Bisnis.com, JAKARTA- Kementerian Perindustrian (Kemenperin) yang dipimpin Agus Gumiwang Kartasasmita mempertanyakan isi dari 26.000 kontainer yang menumpuk di pelabuhan Tanjung Priok, tanjung Perak, dan Belawan sejak aturan larangan dan pembatasan (lartas) impor berlaku per 10 Maret 2024 lalu.
Juru Bicara Kemenperin Febri Hendri Antoni Arief membantah penumpukan kontainer tersebut disebabkan lambatnya penerbitan teknis (Pertek) yang diterbitkan Kemenperin hingga membuat rantai pasok industri nasional terganggu.
"Apa isi kontainer? Saya sampaikan sampai sekarang kami belum tahu. Apakah itu isinya bahan baku atau produk hilir barang jadi?

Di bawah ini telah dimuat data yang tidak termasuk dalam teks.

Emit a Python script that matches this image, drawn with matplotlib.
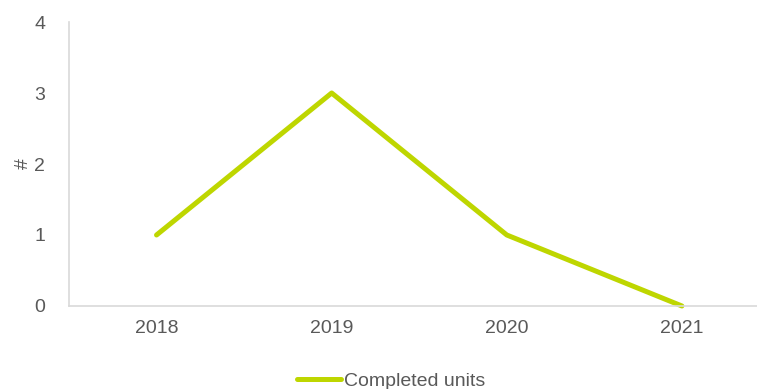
import matplotlib.pyplot as plt

years = ["2018", "2019", "2020", "2021"]
completed_units = [1, 3, 1, 0]

line_color = "#bed600"
text_color = "#595959"
axis_color = "#d9d9d9"

plt.rcParams["font.family"] = ["Liberation Sans", "DejaVu Sans"]

fig = plt.figure(figsize=(7.57, 3.89), dpi=100)
ax = fig.add_axes([0.0911, 0.2134, 0.9254, 0.730])

x = range(len(years))
ax.plot(x, completed_units, color=line_color, linewidth=3.6,
        solid_capstyle="round", solid_joinstyle="round",
        label="Completed units", clip_on=False)

ax.set_xlim(-0.5, len(years) - 0.5)
ax.set_ylim(0, 4)
ax.set_xticks(list(x))
ax.set_xticklabels(years)
ax.set_yticks([0, 1, 2, 3, 4])
ax.tick_params(axis="both", length=0, labelsize=14, colors=text_color)
ax.tick_params(axis="x", pad=10)
ax.tick_params(axis="y", pad=17)

for side in ["top", "right"]:
    ax.spines[side].set_visible(False)
for side in ["left", "bottom"]:
    ax.spines[side].set_color(axis_color)
    ax.spines[side].set_linewidth(1.2)

ax.set_ylabel("#", fontsize=14, color=text_color, labelpad=2)

leg = ax.legend(loc="upper center", bbox_to_anchor=(0.46, -0.185), frameon=False,
                fontsize=14, handlelength=2.3, handletextpad=0.15,
                borderpad=0.2)
for t in leg.get_texts():
    t.set_color(text_color)

fig.savefig("out.png", dpi=100)
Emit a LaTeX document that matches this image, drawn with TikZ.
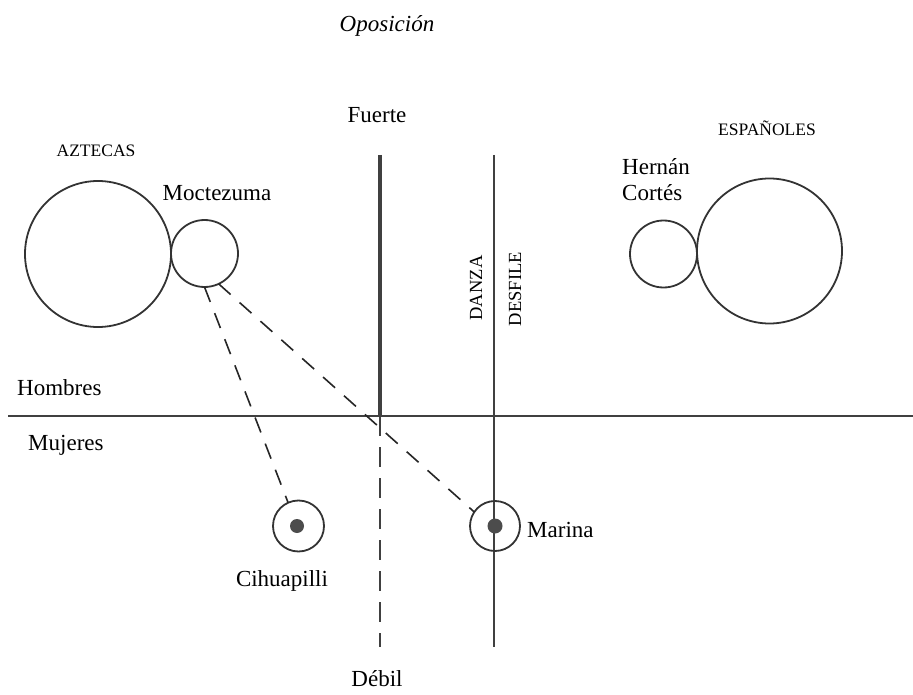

Yang lebih tahu itu sebenarnya kawan-kawan di Direktorat Jenderal Bea dan Cukai," kata Febri dalam konferensi pers, Senin (20/5/2024).
Bantahan tersebut ditujukkan setelah Kementerian Keuangan dan Kementerian Koodinator Bidang Perekonomian yang dipimpin Airlangga Hartarto, melepas barang impor yang tertahan sebanyak 17.304 kontainer di Pelabuhan Tanjung dan 9.111 di Pelabuhan Tanjung Perak.
Pelepasan kontainer dilakukan lantaran dinilai telah berdampak pada supply chain industri manufaktur dalam negeri. Alhasil, aturan lartas impor yang semula tertuang dalam Permendag 36/2023 direvisi menjadi Permendag 8/2024.
Namun, Febri meminta pembuktian isi dari kontainer yang menumpuk tersebut merupakan bahan baku/penolong industri atau barang jadi. Sebab, tujuan utama lartas impor yakni melindungi industri dalam negeri dari banjir barang impor ke pasar domestik.
Baca Juga
"Kami membantahnya karna tak ada industri yang lapor atau mengeluh pada kami sejak pemberlakuan lartas ini mereka kesulitan bahan baku. Sepertinya lancar-lancar aja tuh. Berarti bahan baku yang mereka impor selama ini gak numpuk di pelabuhan. Sebaiknya ditanyakan ke Bea Cukai, apa isi kontainer yang menumpuk di pelabuhan," terangnya.
Lebih lanjut, Febri menegaskan melalui aturan lartas impor ini pihaknya bertanggungjawab terhadap kelangsungan industri dalam negeri sehingga perlu dijaga dan dilindungi agar barang-barang hasil produksinya dapat terserap oleh pasar, khususnya di dalam negeri.
"Kami memiliki kepentingan agar ada pembatasan terhadap barang-barang impor yang serupa dengan barang-barang sejenis yang sudah diproduksi di dalam negeri," terangnya.
Febri juga menerangkan, barang-barang yang masuk dalam kategori lartas, wajib memiliki dokumen perizinan impor. Untuk mendapatkan perizinan impor tersebut, salah satunya adalah memiliki pertek yang diterbitkan oleh Kementerian Perindustrian.
"Dengan demikian, barang-barang impor yang masuk dalam kategori lartas dimaksud mestinya tidak bisa masuk ke daerah pabean sebelum memiliki dokumen perizinan impor, seperti penumpukan yang terjadi saat ini," tuturnya.